Хотя у Бальзака расстроилось зрение (у него двоилось в глазах, и Наккар опасался паралича зрительного нерва), драма "Мачеха" двигалась вперед. Он надеялся прочесть пьесу актерам 9 апреля. "Мы сыграем ее 29 апреля... Если мне повезет в театре, все спасено. Я стану Скрибом в драме и буду зарабатывать по сто тысяч франков в год". Но как писать в такой атмосфере? Баронесса Ротшильд, барометр политического давления, полна "мрачного спокойствия, предшествующего буре". Бальзак думал, что после выборов в Национальное собрание вспыхнет гражданская война. Однако он не снял своего имени из списка выдвинутых кандидатов в депутаты - раз объявлена лотерея, он не мог оказаться безучастным свидетелем и не взять билеты. Он оставался пессимистом. Может быть, через полтора месяца в Европе не уцелеет ни одного трона. "И знаете ли, не следует обольщаться. Король был символом собственности. Боюсь, что через некоторое время нападут и на собственность..." Это уж было бы концом всего. Пусть госпожа Ганская хорошенько запомнит, что даже в России собственность окажется под угрозой. Если придется бежать с Украины, Еву ждет убежище в Париже, так как через три месяца Париж будет самым надежным городом в мире. Мятеж породит там диктатуру.

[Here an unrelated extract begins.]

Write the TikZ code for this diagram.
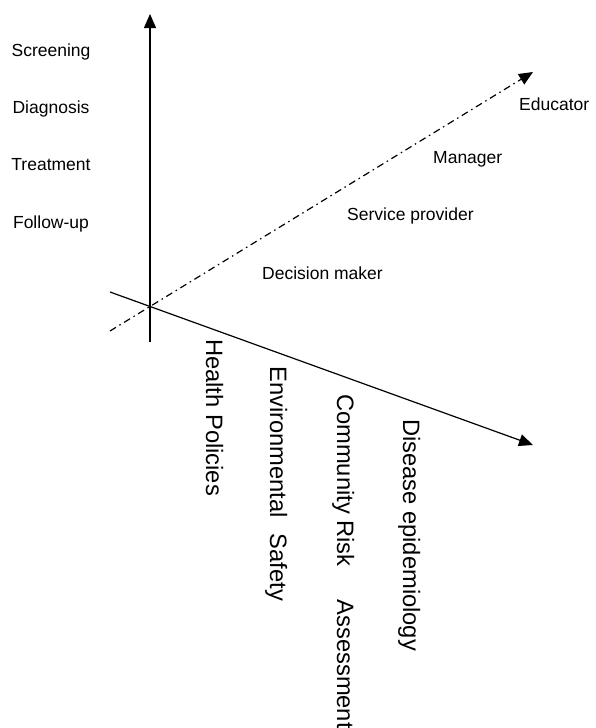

Девятого апреля он прочел два акта "Мачехи" Мари Дорваль и Гоштейну, и они, казалось, были восхищены. Шестнадцатого апреля, хотя глаза у него болели, он прочел третий акт. Директор Ипполит Гоштейн, состоявший в связи с актрисой Маргаритой Лакресоньер, умолял Бальзака дать ей роль. Какие интриги! Какие неприятности! "Писать для театра, знаете ли, - это значит согласиться вести безумную жизнь". И подумать только, у него в работе шесть пьес! "Но в театре я заработаю необходимые мне пятьсот - шестьсот тысяч франков, или же я сдохну!" Кстати сказать, совершая эти Геркулесовы подвиги, он учится драматургическому ремеслу, и вскоре ему будет так же легко писать пьесы, как и романы. Что касается политики, в Париже, гул стоит от всяческих слухов. Дураки карлисты вообразили, будто "старая англичанка" госпожа Ламартин, "дочь купца, торговавшего сыром", посадит на престол Генриха V. "Можно лопнуть от смеха". А впрочем, как знать! Всякое бывает. Тогда Бальзак станет по меньшей мере префектом Эндры-и-Луары или же директором департамента изящных искусств или же получит патент на табачную лавочку.
А пока что Париж остается угрюмым; на Елисейских Полях теперь проезжает пятьдесят экипажей вместо десяти тысяч, дефилировавших там в прошлом году. Правительство затыкало рот прессе. "Нам дана свобода умирать с голоду, равенство в нищете, братство в трущобах". По бульвару проходили процессии землекопов. Девятнадцатого апреля, как раз перед выборами, Бальзак поместил в газете "Конститюсьонель" письмо, в котором ратовал за устойчивую власть.
"Начиная с 1789 года и до 1848 года Франция, или, если угодно, Париж, каждые пятнадцать лет меняли характер своего правительства. Не пора ли ради чести нашей страны найти, создать прочную форму государства, господство длительной власти для того, чтобы наше благоденствие, наша торговля, наши искусства, дающие жизнь торговле, кредит, слава - одним словом, все достояние Франции не ставилось бы периодически под вопрос? По правде сказать, наша история за последние шестьдесят лет могла бы объяснить историческую проблему исчезновения тридцати Парижей, от которых остались лишь обломки в нескольких точках земного шара, где их откроют путешественники и украсят свои музеи памятниками прежних времен, породивших нынешний Париж.